If the answer to those questions is “no”, why?  Maybe Jesus is right.  The search for self is counter-intuitive.  It’s not by constantly being absorbed with self that you find self—but by totally letting go of self, that self is found.  Self is discovered when self is not looked for.  Self lives when self dies.

What if you look your whole life for your self, but you get to the end of your life and you are still looking?  You have spent your whole life—your whole self—in vain.  You end up saying to your self, “If only I could have found my self.”  But Jesus is saying, before you get to that point, say, “If only I could have let my self go.”

I know this all sounds screwy and totally mixed up.  I’m just trying to think through what Jesus said, and imagine (because I think all of what I am saying takes a huge amount of imagination) what it would be like to let my self go, and by so doing, find my self.

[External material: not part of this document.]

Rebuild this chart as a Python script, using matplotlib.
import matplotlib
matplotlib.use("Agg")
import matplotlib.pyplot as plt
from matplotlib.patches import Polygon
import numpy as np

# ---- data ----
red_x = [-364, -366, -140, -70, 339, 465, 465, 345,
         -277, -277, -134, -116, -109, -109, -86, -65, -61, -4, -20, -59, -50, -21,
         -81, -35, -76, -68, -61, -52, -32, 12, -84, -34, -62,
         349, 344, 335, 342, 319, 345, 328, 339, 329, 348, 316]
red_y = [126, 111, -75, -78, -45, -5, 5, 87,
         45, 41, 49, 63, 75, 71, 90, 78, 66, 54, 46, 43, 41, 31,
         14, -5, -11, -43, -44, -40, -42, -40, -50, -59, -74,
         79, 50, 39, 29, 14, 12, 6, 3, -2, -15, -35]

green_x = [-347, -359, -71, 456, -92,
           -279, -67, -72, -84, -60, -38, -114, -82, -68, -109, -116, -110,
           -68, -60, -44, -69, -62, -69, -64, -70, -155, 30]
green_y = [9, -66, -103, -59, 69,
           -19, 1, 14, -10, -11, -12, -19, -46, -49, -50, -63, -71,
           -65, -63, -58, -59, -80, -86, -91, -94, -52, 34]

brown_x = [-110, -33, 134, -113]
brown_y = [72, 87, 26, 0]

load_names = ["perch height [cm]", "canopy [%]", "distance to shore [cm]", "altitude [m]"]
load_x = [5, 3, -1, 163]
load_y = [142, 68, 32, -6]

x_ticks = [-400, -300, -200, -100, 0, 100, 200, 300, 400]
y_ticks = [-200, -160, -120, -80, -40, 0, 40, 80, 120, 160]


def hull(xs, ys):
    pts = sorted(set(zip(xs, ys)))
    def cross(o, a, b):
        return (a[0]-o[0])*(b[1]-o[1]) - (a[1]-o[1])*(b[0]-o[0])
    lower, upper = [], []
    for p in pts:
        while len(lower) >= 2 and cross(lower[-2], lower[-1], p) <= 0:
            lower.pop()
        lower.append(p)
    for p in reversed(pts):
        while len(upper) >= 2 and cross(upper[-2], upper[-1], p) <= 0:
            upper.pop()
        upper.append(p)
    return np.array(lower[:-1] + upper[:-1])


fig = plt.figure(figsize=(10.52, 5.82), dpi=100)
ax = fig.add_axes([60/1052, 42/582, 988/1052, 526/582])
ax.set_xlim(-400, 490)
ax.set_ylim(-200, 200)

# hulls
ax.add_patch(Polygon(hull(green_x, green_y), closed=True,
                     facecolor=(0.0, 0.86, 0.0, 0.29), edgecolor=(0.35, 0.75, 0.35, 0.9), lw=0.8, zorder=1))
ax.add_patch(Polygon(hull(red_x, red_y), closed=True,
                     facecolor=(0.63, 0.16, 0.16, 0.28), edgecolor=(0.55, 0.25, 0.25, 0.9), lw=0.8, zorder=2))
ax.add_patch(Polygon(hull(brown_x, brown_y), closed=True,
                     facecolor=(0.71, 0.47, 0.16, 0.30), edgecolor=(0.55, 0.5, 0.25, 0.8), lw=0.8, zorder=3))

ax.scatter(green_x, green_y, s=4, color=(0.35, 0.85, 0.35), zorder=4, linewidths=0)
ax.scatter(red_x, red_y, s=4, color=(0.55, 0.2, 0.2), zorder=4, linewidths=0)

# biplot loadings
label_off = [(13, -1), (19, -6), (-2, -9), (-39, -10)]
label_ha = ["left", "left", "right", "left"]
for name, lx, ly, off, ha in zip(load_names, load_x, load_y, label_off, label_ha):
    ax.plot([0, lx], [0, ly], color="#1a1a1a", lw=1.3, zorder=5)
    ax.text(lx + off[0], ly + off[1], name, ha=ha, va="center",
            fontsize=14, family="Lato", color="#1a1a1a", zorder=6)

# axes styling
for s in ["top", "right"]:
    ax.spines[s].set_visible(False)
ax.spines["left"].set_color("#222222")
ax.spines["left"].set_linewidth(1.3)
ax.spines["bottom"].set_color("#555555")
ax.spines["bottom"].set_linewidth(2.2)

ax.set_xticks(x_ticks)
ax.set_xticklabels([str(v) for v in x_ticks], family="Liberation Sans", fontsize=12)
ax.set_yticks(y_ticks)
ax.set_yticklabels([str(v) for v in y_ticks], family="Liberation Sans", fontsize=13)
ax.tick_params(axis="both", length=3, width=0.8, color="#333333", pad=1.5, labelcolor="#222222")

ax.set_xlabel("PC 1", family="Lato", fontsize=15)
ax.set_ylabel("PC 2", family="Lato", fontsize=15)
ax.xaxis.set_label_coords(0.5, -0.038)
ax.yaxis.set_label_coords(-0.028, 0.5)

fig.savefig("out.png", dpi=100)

There is a qualifier in Jesus’ statement.  “...for my sake...”.  “But whoever loses his life (self, ego) for my sake will find it.”  For my sake.  For the cause of Jesus.  On account of Jesus.  In the interest of Jesus.  For the benefit of Jesus.

Here seems to be the difference maker.  As Paul wrote in his letter to the Philippians, “For me to live is Christ and die is gain” (Philippians 1:21).  Again, if the words life and self are interchangeable, then it is, “For to me, self is Christ...”. To find your self is to find Christ.

Ultimately, our life, our self, our ego, must be bound up in God.  Not self within self, but self within God.  What our selves looked like before our self took over, was a person immersed only in God.  Ego only made sense in God’s ego, as it were.  It took no will at all to be a self in God.  Now it must take all of our will to say no to your self.  To renounce your self.  To deny your self.  To forget your self.  To give up your self.  To get your self out of the driver’s seat.  And find your way back to your most true self for Christ’s sake.

Think of what the opposite is of all those:  To say yes only to your self; to announce only your self; to indulge only your self; to remember only your self; to grasp only your self; to put only your self in the driver’s seat.  Like I said, I’ve been trying to imagine, all week, what I would look like, what I would be like, if I could give up my self, my ego.  But you know what?  It doesn’t take anything at all to imagine myself the opposite.  To be full of my self and my own ego.  I can imagine that clearly.  I can see exactly what that would look like.

It would be so easy to give in to that.


But I am so intrigued by what Jesus said.  I want to find out.  I want to use my energy, imagination, and will to say no to self, to make that happen.  I hope you do to.  For His sake.  Not ours.